Oscar Torretta é antropólogo
A vida é realmente uma roda giratória. O grande sucesso dos reality shows, como o “Big Brother” – com a sua componente voyeurística, em que o espectador “olhando pelo buraco da fechadura” se entusiasma com o que fazem os próprios similares durante a sua vida –, tem precursores. Conhecer a vida cotidiana dos vizinhos e dos VIPs – com as relativas dificuldades, mal-estares, discussões, relações, segredos e impulsos relacionados – era um esporte muito praticado já na Antiguidade.
Parece que o tempo não esgotou essa prática. Ao menos à luz do que mostra o ranking dos livros de não ficção do “Sunday Times”, em que há pouco tempo entrou no topo do ranking um livro que não é propriamente uma publicação recente, ou seja, “De Vita Caesarum”, de Suetônio, na recente tradução inglesa do latim de Tom Holland, intitulada “The Lives of the Caesars”.
Poucas obras tiveram a sorte desse ensaio, entre os primeiros a serem reproduzidos impressos, distribuídos e traduzidos em vários idiomas. Mas o que há de tão interessante nesse livro? Ele contém as histórias da vida dos imperadores, das dinastias júlio-claudiana e flaviana (aproximadamente de 27 a.C. a 96 d.C.), de acordo com um esquema somente em parte atribuível à biografia alexandrina (família, nascimento, adolescência, inclinações, atividade pública, vida privada, aparência física, morte).
Tamanho sucesso provavelmente está ligado ao fato de a atenção de Suetônio – Gaius Suetonius Tranquillus, biógrafo e erudito romano, autor do livro, nascido em data incerta, talvez por volta de 69 d.C. – ter sido dirigida não tanto ao imperador quanto ao homem, do qual teria evidenciado as fraquezas e defeitos para atrair, em tal modo, um público ávido de curiosidade e fofocas. Mais atual do que nunca!
No entanto, Cícero, um dos maiores oradores, filósofos e políticos da Roma Antiga do século I a.C., dizia que em uma cidade tão fofoqueira como (a Antiga) Roma ninguém estava a salvo das calúnias.

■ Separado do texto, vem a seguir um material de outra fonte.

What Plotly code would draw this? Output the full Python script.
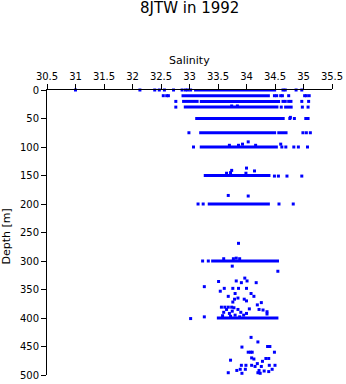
import plotly.graph_objects as go

# Continuous dense rows of samples: (depth, salinity start, salinity end)
seg_depth = [0, 10, 20, 20, 30, 30, 50, 75, 75, 100, 150, 200, 300, 400]
seg_s0 = [33.08, 32.86, 32.87, 33.18, 32.90, 34.66, 33.10, 33.17, 34.54, 33.18, 33.25, 33.32, 33.38, 33.48]
seg_s1 = [34.52, 34.41, 33.16, 34.59, 34.56, 34.81, 34.67, 34.52, 34.72, 34.55, 34.42, 34.41, 34.57, 34.56]

# Individual samples
pt_sal = [
    31.0, 32.13, 32.39, 32.47, 32.56, 32.72, 32.87, 32.93, 32.97, 33.02, 34.64, 34.68, 34.87, 34.97,
    32.54, 32.60, 32.63, 34.49, 34.53, 34.60, 34.63, 34.74, 35.02, 35.05, 35.10,
    32.76, 34.64, 34.68, 34.74, 34.78, 34.97, 35.09,
    32.76, 34.61, 34.98, 35.08, 33.74, 33.84,
    34.76, 34.84, 35.04, 35.08, 34.77,
    32.99, 34.99, 35.05, 35.12,
    33.07, 34.62, 34.69, 34.83, 34.91, 35.07, 33.70, 33.86, 33.93, 34.03, 34.16, 34.60,
    34.49, 34.56, 34.71, 34.97, 33.65, 33.72, 33.74, 33.99, 34.00, 34.14,
    33.15, 33.24, 34.57, 34.82, 33.68, 34.03,
    33.23, 33.33, 33.60, 33.77, 33.82, 33.88, 33.86, 33.75, 34.55,
    33.97, 34.01, 33.51, 33.82, 33.91, 34.17, 33.26, 33.61, 33.76, 33.86, 34.00, 33.54,
    33.80, 34.08, 33.68, 34.13, 33.85, 33.79, 33.96, 34.00, 33.76, 34.26, 34.19, 34.05,
    33.56, 33.62, 33.68, 33.74, 34.22, 34.29, 34.36, 34.36, 33.02, 33.26,
    33.60, 33.65, 33.70, 33.75, 33.80, 33.85, 33.90, 33.95, 33.72, 33.88, 33.78, 34.00, 33.58,
    34.08, 34.20, 33.92, 34.41, 34.37, 34.03, 34.07, 34.10, 34.49, 34.09, 34.13, 34.34, 34.39,
    33.72, 34.28, 34.19, 33.91, 33.99, 34.09, 34.15, 34.26, 34.40, 34.50, 33.89, 33.98, 33.83,
    34.22, 34.31, 34.45, 33.68, 33.92, 34.20, 34.24, 34.39,
]
pt_depth = [
    0, 0, 0, 0, 0, 0, 0, 0, 0, 0, 0, 0, 0, 0,
    10, 10, 10, 10, 10, 10, 10, 10, 10, 10, 10,
    20, 20, 20, 20, 20, 20, 20,
    30, 30, 30, 30, 28, 28,
    50, 50, 50, 50, 48,
    75, 75, 75, 75,
    100, 100, 100, 100, 100, 100, 97, 97, 95, 91, 97, 95,
    151, 151, 151, 151, 146, 145, 141, 146, 137, 142,
    200, 200, 200, 200, 185, 186,
    300, 300, 296, 296, 295, 296, 269, 309, 318,
    330, 335, 336, 335, 338, 338, 345, 348, 348, 348, 348, 353,
    357, 357, 362, 362, 365, 367, 367, 370, 372, 373, 377, 384,
    381, 381, 381, 381, 385, 386, 389, 393, 401, 398,
    390, 385, 392, 388, 395, 385, 390, 395, 397, 398, 382, 392, 396,
    434, 442, 451, 450, 450, 460, 460, 460, 460, 470, 472, 471, 471,
    474, 476, 480, 483, 483, 483, 485, 485, 483, 483, 490, 490, 492,
    492, 493, 490, 496, 497, 496, 497, 494,
]

x_ticks = [30.5, 31, 31.5, 32, 32.5, 33, 33.5, 34, 34.5, 35, 35.5]
y_ticks = [0, 50, 100, 150, 200, 250, 300, 350, 400, 450, 500]

seg_x, seg_y = [], []
for d, a, b in zip(seg_depth, seg_s0, seg_s1):
    seg_x += [a, b, None]
    seg_y += [d, d, None]

BLUE = "#0000ff"
fig = go.Figure()
fig.add_trace(go.Scatter(x=seg_x, y=seg_y, mode="lines",
                         line=dict(color=BLUE, width=3), cliponaxis=False,
                         hoverinfo="skip", showlegend=False))
fig.add_trace(go.Scatter(x=pt_sal, y=pt_depth, mode="markers",
                         marker=dict(symbol="square", size=3, color=BLUE, line=dict(width=0)),
                         cliponaxis=False, showlegend=False))

font = dict(family="DejaVu Sans, sans-serif", color="black")
fig.update_layout(
    width=346, height=384,
    margin=dict(l=47, r=14, t=90, b=9, autoexpand=False),
    paper_bgcolor="white", plot_bgcolor="white",
    font=dict(**font, size=10),
    showlegend=False,
    xaxis=dict(side="top", range=[30.5, 35.5], tickvals=x_ticks,
               ticktext=[("%g" % v) for v in x_ticks],
               showline=True, linecolor="black", linewidth=1,
               ticks="outside", ticklen=5, tickcolor="black", automargin=False,
               showgrid=False, zeroline=False, tickfont=dict(size=10)),
    yaxis=dict(range=[500, 0], tickvals=y_ticks,
               showline=True, linecolor="black", linewidth=1,
               ticks="outside", ticklen=5, tickcolor="black", automargin=False,
               showgrid=False, zeroline=False, tickfont=dict(size=10)),
    annotations=[
        dict(text="8JTW in 1992", xref="paper", yref="paper", x=0.5, y=1 + (90 - 8) / 285,
             showarrow=False, xanchor="center", yanchor="middle", font=dict(size=15)),
        dict(text="Salinity", xref="paper", yref="paper", x=0.5, y=1 + (90 - 61) / 285,
             showarrow=False, xanchor="center", yanchor="middle", font=dict(size=11)),
        dict(text="Depth [m]", xref="paper", yref="paper", x=(5.5 - 47) / 285, y=(375 - 237) / 285,
             showarrow=False, xanchor="center", yanchor="middle", textangle=-90, font=dict(size=11)),
    ],
)
fig.write_html("out.html")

Suetônio recolheu informações muito interessantes que de outra forma teriam sido perdidas. Por exemplo, contando como até os grandes choravam ao se pentear – Vida de César (45) –, ou sempre em referência a César, perguntando-se sobre as suas coceiras juvenis, vividas com o rei Nicomedes da Bitínia (49).
Tem também fofocas sobre o nascimento de Druso Maior, filho da segunda esposa de Otaviano (imperador), casado quando ela ainda estava grávida do primeiro marido. As más línguas insinuavam que a criança seria fruto de adultério com Otaviano, fazendo circular o ditado de que aos mais sortudos os filhos nascem em três meses (Cláudio, 1). Juntam-se, pois, as fofocas picantes sobre a escandalosa conduta privada de Calígula, incestuoso com todas as suas irmãs (Calígula, 24) e propenso a aventuras com as divas da época (Calígula, 53), até as preocupações de Augusto com as imbecilidades do futuro imperador, Cláudio, ou ainda ao pouco clemente epíteto dado a Domiciano, de “Nero Careca”, com a adição de um detalhe impiedoso: o príncipe passava as horas designadas aos cuidados do governo jogando dados sozinho (Domiciano, 21). O que hoje seria classificado como jogador compulsivo.
A sociedade romana tinha (como todas) uma série de regras em relação ao sexo, tema que no tempo não perdeu “appeal”, também no sentido literário. Códigos que na privacidade muitos cidadãos, como também acontece hoje, não respeitavam. Por outro lado, na época o problema não era tanto fazer algo que pudesse ser considerado “indigno”, mas evitar que fosse sabido e preocupar-se de quem viesse a saber.
Na época, a escravidão era uma prática inalterável. Ser acusado por outro homem livre poderia arruinar a carreira de um homem poderoso, mas, se, ao contrário, a acusação viesse de uma mulher plebeia, o acusado teria mais chances de sair limpo.
Se a apontar o dedo tivesse sido uma mulher de origem nobre, certamente teriam sido realizadas investigações, enquanto, se o informador das perversões tivesse sido um escravo, a pessoa em questão não teria motivos para se preocupar. O status social era tudo em Roma, e o valor da palavra era diretamente proporcional à importância daquele que a pronunciava. Por isso, um homem ou uma mulher de alto escalão podiam se permitir os seus próprios prazeres, sempre certificando-se de que nenhuma pessoa relevante viesse a saber.
A nossa compreensão do poder deve muito à Roma Antiga. A ferocidade, a brutalidade, os vícios e as virtudes desde sempre representaram a imagem dos poderosos como hoje, em uma época em que tudo é midiaticamente exagerado e tudo deve atingir a imaginação para virar notícia.